Geomorphological Controls on The Distribution of Lateral Spreading Triggered by The February 6, 2023, Kahramanmaraş (Türkiye) Earthquake Sequence

On February 6, 2023, two earthquakes of magnitudes 7.8 Mw and 7.6 Mw occurred on the East Anatolian Fault zone, centered in Kahramanmaraş, Türkiye. These earthquakes caused widespread destruction, particularly in residential areas, and triggered lateral spreads that caused significant economic damage to agricultural lands. Within the earthquake-effective area, such landslides are more frequent along the Asi River in the south of Hatay. The banks of the Asi River have been a region where lateral spreading events are frequent due to morphological and sedimentological factors such as loose sandy soil and gentle slopes. This study aims to understand the distribution of lateral spreads triggered by the February 6 Türkiye earthquake sequence and the geomorphological conditions that affected this distribution along the 86 km section of the Asi River within Türkiye's borders. For this purpose, high-resolution satellite imagery, aerial photographs, and optical data collected via UAVs during fieldwork were processed using remote sensing software to produce mapping bases and conduct analyses.
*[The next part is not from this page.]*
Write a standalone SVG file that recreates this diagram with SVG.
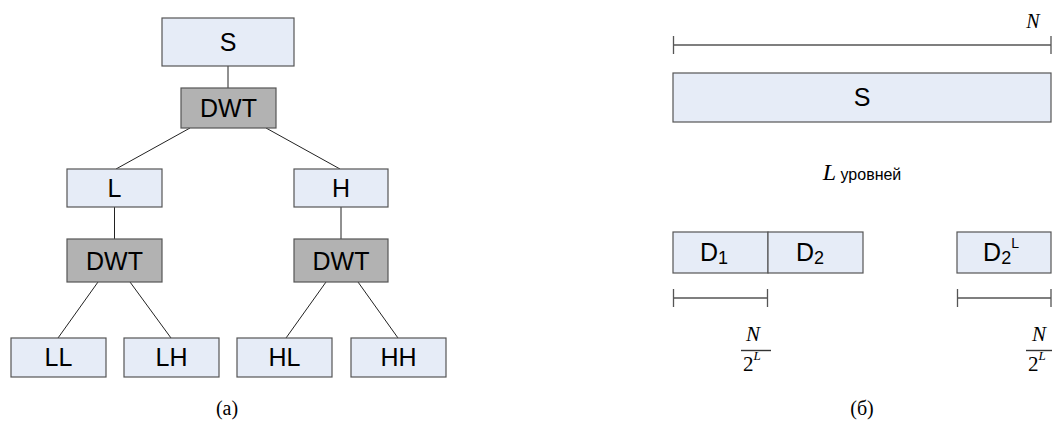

We mapped 328 lateral spreads in the earthquake-affected area. Along the Asi (Orontes) River, 238 lateral spreads were identified, constituting 72.6% of the total inventory of lateral spreads triggered by the earthquake doublet. The mapped lateral spreads in this area ranged from a minimum of 200 m² to a maximum of 100,000 m², with a total surface area of 3.5 km² exclusively along the Asi River. These earthquake-triggered lateral spreads demonstrated varying crack densities and deformation characteristics influenced by the meandering structure of the Asi River, which has a sinuosity index reaching up to 3.76. Lateral spreads were predominantly observed at point bars with higher sand content, where they moved horizontally towards the Asi River channel by a minimum of 1 meter and a maximum of 35 meters. We conclude that a deeper understanding of the frequency-magnitude relationships and spatial distribution patterns of lateral spreads enhances the development of regional susceptibility models and improves insight into the long-term geomorphic impacts of earthquakes, particularly concerning riverbank erosion.